The following excerpts are from a Washington Post article May 16 about the difficulties low income women the Washington, DC have paying for child care.

Without the subsidy, Swanson, a 23-year-old single mother, would have to pay nearly $40,000 a year for child care for her infant son and her 2-year-old daughter, according to a new survey of the city’s child-care rates by the University of the District of Columbia. She makes barely half that. As a newly minted advocate, she said she hopes to document for city leaders just how many other women are in her predicament.

In front of Swanson at the Congress Heights Service Center was Siobhan Moore, 22, who said she had to stop attending the Ballou STAY High School program in February because her son lost his spot in a child-care center. It took three months to find another spot.

The single mother of three has been on welfare for three years. With only two years left before her benefits are cut off, she’s struggling to get her high school diploma.

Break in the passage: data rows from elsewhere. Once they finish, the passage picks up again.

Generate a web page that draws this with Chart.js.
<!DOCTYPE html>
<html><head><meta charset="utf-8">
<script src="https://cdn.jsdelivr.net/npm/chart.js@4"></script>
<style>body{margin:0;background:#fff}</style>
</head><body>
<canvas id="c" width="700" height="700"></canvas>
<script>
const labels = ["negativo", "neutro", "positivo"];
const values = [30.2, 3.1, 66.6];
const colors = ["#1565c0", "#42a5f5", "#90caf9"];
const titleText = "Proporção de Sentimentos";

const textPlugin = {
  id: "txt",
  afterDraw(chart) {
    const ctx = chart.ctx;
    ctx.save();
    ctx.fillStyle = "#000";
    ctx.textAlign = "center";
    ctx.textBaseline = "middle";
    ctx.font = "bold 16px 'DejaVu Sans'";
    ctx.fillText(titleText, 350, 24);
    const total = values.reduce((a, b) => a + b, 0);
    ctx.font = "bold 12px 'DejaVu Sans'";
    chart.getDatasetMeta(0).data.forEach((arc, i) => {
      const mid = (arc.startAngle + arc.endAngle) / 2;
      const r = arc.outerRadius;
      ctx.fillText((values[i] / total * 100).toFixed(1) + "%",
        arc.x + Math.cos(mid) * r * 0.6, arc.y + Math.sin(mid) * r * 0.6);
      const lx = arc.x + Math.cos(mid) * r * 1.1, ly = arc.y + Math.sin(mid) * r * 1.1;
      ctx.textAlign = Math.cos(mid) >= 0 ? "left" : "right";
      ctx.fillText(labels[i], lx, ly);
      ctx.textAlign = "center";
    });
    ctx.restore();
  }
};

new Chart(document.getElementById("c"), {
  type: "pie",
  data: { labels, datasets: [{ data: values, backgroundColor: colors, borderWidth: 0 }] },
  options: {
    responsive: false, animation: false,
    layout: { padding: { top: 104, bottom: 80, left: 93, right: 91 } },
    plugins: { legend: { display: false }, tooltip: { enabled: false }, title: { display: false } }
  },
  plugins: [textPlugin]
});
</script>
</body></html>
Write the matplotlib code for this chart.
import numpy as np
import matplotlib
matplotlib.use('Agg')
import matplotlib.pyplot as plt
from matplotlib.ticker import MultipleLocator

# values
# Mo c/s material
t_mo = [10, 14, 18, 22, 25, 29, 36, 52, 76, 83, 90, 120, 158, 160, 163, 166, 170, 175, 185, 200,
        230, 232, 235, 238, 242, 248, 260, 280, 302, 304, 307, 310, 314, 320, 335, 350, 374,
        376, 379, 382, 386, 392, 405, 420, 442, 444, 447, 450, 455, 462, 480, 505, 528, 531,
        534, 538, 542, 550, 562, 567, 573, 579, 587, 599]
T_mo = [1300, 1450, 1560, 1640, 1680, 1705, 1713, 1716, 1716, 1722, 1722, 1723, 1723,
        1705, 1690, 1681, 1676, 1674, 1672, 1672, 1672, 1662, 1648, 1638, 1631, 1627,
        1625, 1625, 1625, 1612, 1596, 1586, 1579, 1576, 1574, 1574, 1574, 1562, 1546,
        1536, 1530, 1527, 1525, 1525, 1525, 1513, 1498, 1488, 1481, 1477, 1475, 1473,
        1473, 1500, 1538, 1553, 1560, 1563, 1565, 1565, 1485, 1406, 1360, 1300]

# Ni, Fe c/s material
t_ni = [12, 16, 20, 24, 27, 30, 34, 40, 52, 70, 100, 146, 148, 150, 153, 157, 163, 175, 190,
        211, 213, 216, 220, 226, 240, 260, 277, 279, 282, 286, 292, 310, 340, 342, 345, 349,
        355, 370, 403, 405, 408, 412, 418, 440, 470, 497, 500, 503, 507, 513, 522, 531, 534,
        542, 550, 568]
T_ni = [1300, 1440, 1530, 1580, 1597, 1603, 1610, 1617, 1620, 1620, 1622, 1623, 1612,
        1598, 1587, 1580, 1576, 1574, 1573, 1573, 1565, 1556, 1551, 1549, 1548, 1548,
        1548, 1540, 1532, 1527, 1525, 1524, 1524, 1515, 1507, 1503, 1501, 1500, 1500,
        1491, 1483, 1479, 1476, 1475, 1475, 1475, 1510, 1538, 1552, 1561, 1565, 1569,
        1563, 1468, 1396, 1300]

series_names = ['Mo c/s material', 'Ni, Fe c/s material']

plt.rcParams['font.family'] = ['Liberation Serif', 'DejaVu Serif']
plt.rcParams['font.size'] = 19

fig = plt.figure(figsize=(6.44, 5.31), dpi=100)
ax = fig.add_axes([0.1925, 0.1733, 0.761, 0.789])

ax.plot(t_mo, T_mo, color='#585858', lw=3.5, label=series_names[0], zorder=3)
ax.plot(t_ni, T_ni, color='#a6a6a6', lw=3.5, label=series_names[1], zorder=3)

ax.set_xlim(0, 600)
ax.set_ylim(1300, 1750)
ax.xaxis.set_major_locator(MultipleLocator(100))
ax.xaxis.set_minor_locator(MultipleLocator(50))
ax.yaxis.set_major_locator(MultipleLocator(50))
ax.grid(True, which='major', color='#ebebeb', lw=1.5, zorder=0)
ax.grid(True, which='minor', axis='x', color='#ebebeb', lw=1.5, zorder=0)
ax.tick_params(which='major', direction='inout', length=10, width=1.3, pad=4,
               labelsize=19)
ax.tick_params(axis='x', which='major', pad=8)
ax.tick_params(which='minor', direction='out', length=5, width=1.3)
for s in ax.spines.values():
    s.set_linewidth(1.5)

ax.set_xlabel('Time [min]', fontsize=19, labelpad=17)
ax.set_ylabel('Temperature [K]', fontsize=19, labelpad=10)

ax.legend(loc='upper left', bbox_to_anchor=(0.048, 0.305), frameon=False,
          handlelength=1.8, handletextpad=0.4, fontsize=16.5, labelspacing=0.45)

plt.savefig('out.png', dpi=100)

Getting a subsidy is “like having a full-time job,” another mother, Lakeia Peay, would say later. But, added Peay, who has four children and is in a job-training program, “I need it so bad if I’m going to get back on my feet.”

By the accounts in this story these women are trying to better themselves; hold a job, go to school or job training. But how much different would their lives (and taxpayer costs) be if they had made better life decisions? The bottom line is they got themselves into their current predicament and they assured a rough start in life for several children. How is that not irresponsible?

We can have all the compassion we want for their current state, all the admiration we want for their efforts to cope, but both are quite irrelevant if fundamental behavior by both men and women does not change. All we have is a vicious cycle of poverty and increasing costs.